While the upcoming Richard Gere and Diane Lane movie “Nights in Rodanthe” is drawing lots of attention, it’s not the only film in the works that centers around Hatteras Island.
Alan Smith of Dreamworks Productions and his crew are planning an October trip to Hatteras Island, (their 4th trip in 2008), for the filming of their upcoming documentary “The Rescue Men: The Story of the Pea Island Lifesavers.” The film is based on the 2001 book “Fire on the Beach: Recovering the Lost Story of Richard Etheridge and the Pea Island Lifesavers” by David Wright and David Zoby.

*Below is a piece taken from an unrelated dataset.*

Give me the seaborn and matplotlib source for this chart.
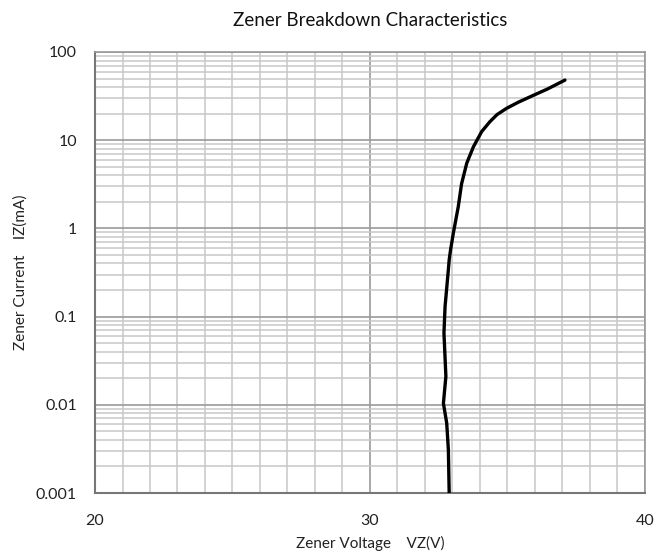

The film and book tell the story of the courageous but little known all black Pea Island Lifesaving Crew. Richard Etheridge, a former slave and island resident, was commissioned in the early 1800s to be in charge of the U.S. lifesaving station on Pea Island. According to the book, the white crew refused to serve under Etheridge, so he recruited seven African Americans to work with him. Etheridge and his crew were credited with saving more than 200 people and were awarded the Coast Guard’s Gold Life-Saving medal in 1996, years after their deaths.
“Rescue Men,” while still in the process of filming, is expected to be shown at the Sundance Film Festival in Park City, Utah in January 2009, and Smith plans both a theatrical and festival release, followed by a broadcast TV premiere.